Newcomer admitted to an officer he had been drinking, and the officer could smell alcohol on him, Mobley said. A witness told investigators he saw a can of beer fall out of the car when rescue workers opened the door. Newcomer’s blood-alcohol level was .11, Mobley added.
Defense attorney Grier Ferguson called the case a tragedy. He said five high school students had been drinking together that night and that the others left in a separate car.
Ferguson said later he did not know how the teenagers obtained the alcohol.
Newcomer, who was 17 when the wreck occurred, was sentenced to complete a juvenile offender program, after which he will remain on supervised probation until his 25th birthday. He also must complete the Virginia Alcohol Safety Action Program after his release.
His participation in the juvenile program will be reviewed in one year, after which he could be released, Mobley said.
Judge William Andrews agreed that the case was a tragedy.

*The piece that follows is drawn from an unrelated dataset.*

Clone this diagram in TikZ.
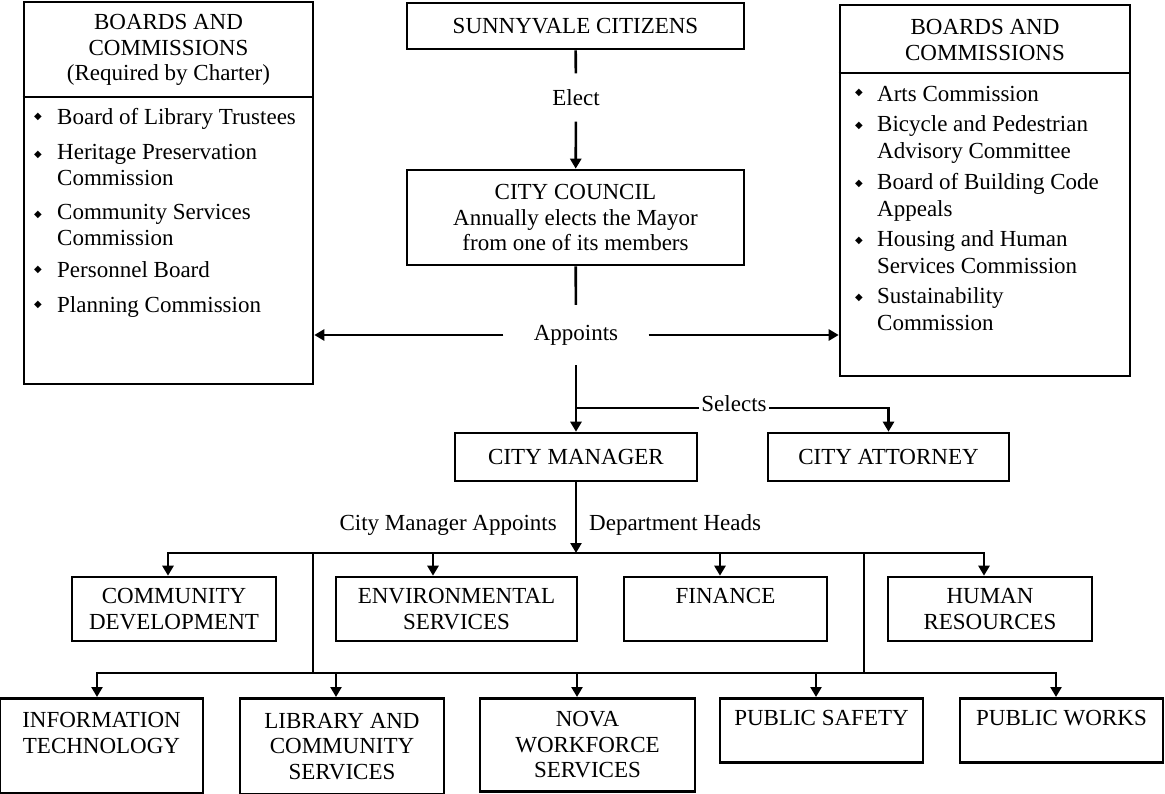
\documentclass[tikz,border=0pt]{standalone}
\usepackage{fontspec}
\setmainfont{Liberation Serif}
\newfontfamily\symfont{DejaVu Sans}
\usetikzlibrary{arrows.meta}

\newcommand{\chartfont}{\fontsize{23}{25.5}\selectfont}
\newcommand{\dmd}{{\symfont\fontsize{10}{10}\selectfont ◆}}

\begin{document}
\begin{tikzpicture}[x = 1pt, y = -1pt, font = \chartfont,
		unit/.style = {draw, line width = 2.6pt, align = center, inner sep = 0pt},
		tag/.style = {inner sep = 0pt, align = center},
		item/.style = {anchor = north west, inner sep = 0pt, align = left, execute at begin node = \strut},
		link/.style = {line width = 2.6pt},
		arr/.style = {link, -{Triangle[length = 10pt, width = 11pt]}}]
					\def\rowA{609};
					\def\rowB{697};

					\useasboundingbox (0,0) rectangle (1165,794);

					% boards and commissions
					\begin{scope}
						\node [unit, minimum width = 289pt, minimum height = 382pt] (bcl) at (168.5,193) {};
						\node [unit, minimum width = 290pt, minimum height = 371pt] (bcr) at (985,190.5) {};
						\coordinate (bclcut) at (0,97);
						\coordinate (bcrcut) at (0,73);
						\draw [link] (bcl.west |- bclcut) -- (bcl.east |- bclcut);
						\draw [link] (bcr.west |- bcrcut) -- (bcr.east |- bcrcut);
						\node [tag] (bclhead) at (168.5,50) {BOARDS AND\\COMMISSIONS\\(Required by Charter)};
						\node [tag] (bcrhead) at (985,40) {BOARDS AND\\COMMISSIONS};

						\foreach \y/\txt [count = \i] in {124/Board of Library Trustees, 162/{Heritage Preservation\\Commission}, 222/{Community Services\\Commission}, 277/Personnel Board, 312/Planning Commission}
						{
							\node [item] (bcl-\i) at (57,\y-17.85) {\txt};
							\node [tag] (bcl-dot-\i) at (38,\y-7.5) {\dmd};
						}
						\foreach \y/\txt [count = \i] in {100/Arts Commission, 133/{Bicycle and Pedestrian\\Advisory Committee}, 191/{Board of Building Code\\Appeals}, 248/{Housing and Human\\Services Commission}, 305/{Sustainability\\Commission}}
						{
							\node [item, font = \fontsize{23}{27}\selectfont] (bcr-\i) at (877,\y-17.85) {\txt};
							\node [tag] (bcr-dot-\i) at (859,\y-7.5) {\dmd};
						}
					\end{scope}

					% citizens, council, manager, attorney
					\begin{scope}
						\node [unit, minimum width = 337pt, minimum height = 46pt] (citizens) at (575.5,26) {SUNNYVALE CITIZENS};
						\node [unit, minimum width = 337pt, minimum height = 95pt] (council) at (575.5,217.5) {CITY COUNCIL\\Annually elects the Mayor\\from one of its members};
						\node [unit, minimum width = 242pt, minimum height = 48pt] (manager) at (576,457) {CITY MANAGER};
						\node [unit, minimum width = 241pt, minimum height = 48pt] (attorney) at (888.5,457) {CITY ATTORNEY};

						\node [tag, minimum height = 48pt] (elect) at (576,97.5) {Elect};
						\node [tag, minimum width = 145pt, minimum height = 60pt] (appoint) at (576,335) {Appoints};
						\node [tag, inner xsep = 2pt] (selects) at (734,404) {Selects};
						\node [tag, anchor = east] (cmtag) at (557,525) {City Manager Appoints};
						\node [tag, anchor = west] (dhtag) at (589,525) {Department Heads};
					\end{scope}

					% departments
					\begin{scope}
						\node [unit, minimum width = 204pt, minimum height = 64pt] (commdev) at (174,\rowA) {COMMUNITY\\DEVELOPMENT};
						\node [unit, minimum width = 241pt, minimum height = 64pt] (envserv) at (456.5,\rowA) {ENVIRONMENTAL\\SERVICES};
						\node [unit, minimum width = 203pt, minimum height = 64pt] (finance) at (725.5,\rowA) {FINANCE\\\phantom{X}};
						\node [unit, minimum width = 204pt, minimum height = 64pt] (humres) at (990,\rowA) {HUMAN\\RESOURCES};

						\node [unit, minimum width = 203pt, minimum height = 95pt, anchor = north] (infotech) at (101.5,\rowB) {INFORMATION\\TECHNOLOGY\\\phantom{X}};
						\node [unit, minimum width = 204pt, minimum height = 96pt, anchor = north] (library) at (342,\rowB) {LIBRARY AND\\COMMUNITY\\SERVICES};
						\node [unit, minimum width = 215pt, minimum height = 93pt, anchor = north] (nova) at (587.5,\rowB) {NOVA\\WORKFORCE\\SERVICES};
						\node [unit, minimum width = 203pt, minimum height = 64pt, anchor = north] (safety) at (821.5,\rowB) {PUBLIC SAFETY\\\phantom{X}};
						\node [unit, minimum width = 203pt, minimum height = 64pt, anchor = north] (works) at (1061.5,\rowB) {PUBLIC WORKS\\\phantom{X}};
					\end{scope}

					% connectors
					\begin{scope}
						\coordinate (fork) at (576,408);
						\coordinate (hub) at (576,553);
						\foreach \x [count = \i] in {168,433,720,984} \coordinate (up-\i) at (\x,553);
						\foreach \x [count = \i] in {97,336,577,816,1056} \coordinate (lo-\i) at (\x,673);
						\coordinate (tie-1) at (313,553);
						\coordinate (tie-2) at (864,553);

						\draw [link] (citizens) -- (elect);
						\draw [arr] (elect) -- (council);
						\draw [link] (council) -- (appoint);
						\draw [arr] (appoint) -- (manager);
						\draw [arr] (appoint.west) -- (appoint.west -| bcl.east);
						\draw [arr] (appoint.east) -- (appoint.east -| bcr.west);
						\draw [link] (fork) -- (fork -| selects.west);
						\draw [arr] (selects.east |- fork) -| (attorney.north);

						\draw [arr] (manager) -- (hub);
						\draw [arr] (hub) -| (up-1 |- commdev.north);
						\draw [arr] (hub) -| (up-4 |- humres.north);
						\draw [arr] (up-2) -- (up-2 |- envserv.north);
						\draw [arr] (up-3) -- (up-3 |- finance.north);

						\draw [arr] (tie-1) -- (tie-1 |- lo-1) -| (lo-1 |- infotech.north);
						\draw [arr] (tie-2) -- (tie-2 |- lo-5) -| (lo-5 |- works.north);
						\draw [link] (tie-1 |- lo-1) -- (tie-2 |- lo-5);
						\draw [arr] (lo-2) -- (lo-2 |- library.north);
						\draw [arr] (lo-3) -- (lo-3 |- nova.north);
						\draw [arr] (lo-4) -- (lo-4 |- safety.north);
					\end{scope}
				\end{tikzpicture}
\end{document}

“It will continue to affect both families for the rest of their lives,” he said, adding that he hopes Newcomer can become an ambassador against drinking and driving. “You know firsthand. You’re living a nightmare.”
Mobley, who was appointed because Grier Ferguson is the Suffolk commonwealth’s attorney’s brother, said his own son goes to NSA and knew both Newcomer and Burgett.
“I just think there’s no way you can make this family whole again,” he said after the hearing. “Hopefully they can move on with their life.”